Faculty Advisor: Professor Matt Zierler

Abstract:

This thesis examines the facet of the national United States intelligence network that deals with human trafficking and focuses on the differences between these organizations’ intelligence processes, asking, what paradigms exist in the United States for assessing and applying intelligence on human trafficking? The paper establishes patterns among the organizations and the networks in which they function, looking at three factors in particular: how do the groups, their organizational network, and the strategies that direct them explain these intelligence processes? Through a comprehensive map of the relationships among government agencies, private corporations, and NGOS, the TIP intelligence network is displayed in a concrete way conducive to comparative analysis. Important findings include that most networks fail to collect and employ effectively the human intelligence that victims offer; that groups that self-identify as victim oriented are less likely to have direct connections with law-enforcement agencies, though they collect useful intelligence; and that industry-led groups have access to relevant data but often lack direct information-sharing relationships with government agencies. These findings suggest that, though TIP organizations are closely interrelated, their network structure, their lack of coordination with victims, and the types of relationships they share limit the possibilities of coordination and their effectiveness in combatting trafficking.

Jack Carlson, Political Theory & Constitutional Democracy
1:30 PM | JMC Library

"Rousseau and the Moral Worth of Compassion"
Faculty Advisor: Professor Ben Lorch

Abstact:

This thesis is a study of the place of compassion in Rousseau’s Emile.

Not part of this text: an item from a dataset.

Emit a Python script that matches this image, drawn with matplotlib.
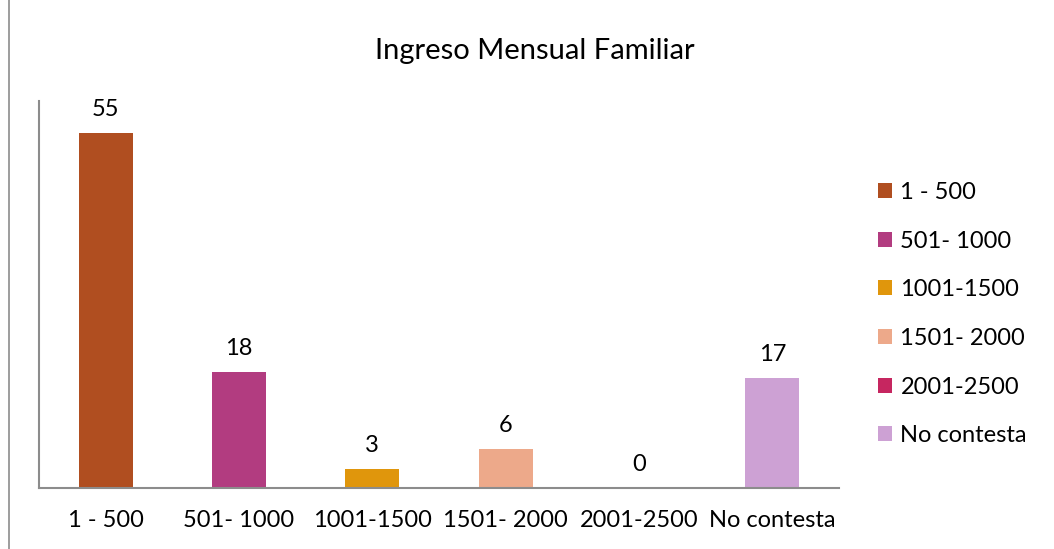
import matplotlib.pyplot as plt
from matplotlib.patches import Patch
from matplotlib.lines import Line2D

plt.rcParams['font.family'] = ['Lato', 'DejaVu Sans']

categorias = ['1 - 500', '501- 1000', '1001-1500', '1501- 2000', '2001-2500', 'No contesta']
valores = [55, 18, 3, 6, 0, 17]
colores = ['#B04E20', '#B23C80', '#E0960C', '#EDA98A', '#C62660', '#CDA1D4']

fig = plt.figure(figsize=(10.54, 5.49), dpi=100)
ax = fig.add_axes([39 / 1054, 1 - 488 / 549, 800 / 1054, 387 / 549])

x = range(len(categorias))
ax.bar(x, valores, width=0.405, color=colores)
for i, v in zip(x, valores):
    ax.text(i, v + 2.0, str(v), ha='center', va='bottom', fontsize=17)

ax.set_xlim(-0.5, len(categorias) - 0.5)
ax.set_ylim(0, 60)
ax.set_xticks(list(x))
ax.set_xticklabels(categorias, fontsize=17)
ax.tick_params(axis='x', length=0, pad=16)
ax.set_yticks([])
for s in ['top', 'right']:
    ax.spines[s].set_visible(False)
for s in ['left', 'bottom']:
    ax.spines[s].set_color('#8C8C8C')
    ax.spines[s].set_linewidth(1.5)

fig.text(535 / 1054, 1 - 51 / 549, 'Ingreso Mensual Familiar', ha='center', va='center', fontsize=21)

handles = [Patch(facecolor=c, edgecolor='none') for c in colores]
fig.legend(handles, categorias, loc='upper left', bbox_to_anchor=(878 / 1054, 1 - 182 / 549),
           frameon=False, fontsize=17, handlelength=0.6, handleheight=0.6,
           handletextpad=0.35, labelspacing=1.17, borderaxespad=0, borderpad=0)

# borde del grafico
fig.add_artist(Line2D([9 / 1054, 9 / 1054], [0, 1], color='#8C8C8C', lw=1.2))

fig.savefig('out.png', dpi=100)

More specifically, it explores the potential moral worth of Rousseau’s conception of compassion and whether or not it constitutes genuine moral conduct. In the first chapter, this thesis examines the role of compassion in Emile’s education and concludes that while compassion offers a superior alternative to self-interest and law as a foundation for his moral conduct, it provides only a partial foundation on its own. The second chapter discusses two additional motives for moral conduct that emerge from compassion, gratitude and justice, and how these motives correct some of the deficiencies of compassion, first, by forming notions of obligation to our benefactors that compel us to pursue our duties to them, and second, by universalizing our compassion to humanity such that it accords with justice. In the third chapter, this thesis examines the political implications of compassion in the context of democracy and citizenship and argues that, for Rousseau, compassion is a necessary but not sufficient condition for democratic citizenship. This thesis concludes by examining the possibility that Rousseau primarily intends for compassion to serve Emile’s own good, or his happiness, and that compassion is an important but ultimately insufficient solution to the moral problem.

Aditi Kulkarni, Comparative Cultures & Politics
3:30 PM | JMC Library

"The Instant Noodle Effect: Why Food-insecure College Campuses are Hungry for Change"
Faculty Advisor: Professor Daniel Ahlquist

Abstract:

College students face dire levels of food insecurity nationwide, affecting their educational successes and perpetuating systemic inequalities. This paper explores how food insecurity affects college students using a top-down analysis: observing national food insecurity effects and narrowing down to James Madison College at Michigan State University as a case study. The paper will additionally explore the Instant Noodle Effect, a self-coined phenomenon that relates the ‘broke college student’ stereotype to societal ignorance of systemic food insecurity.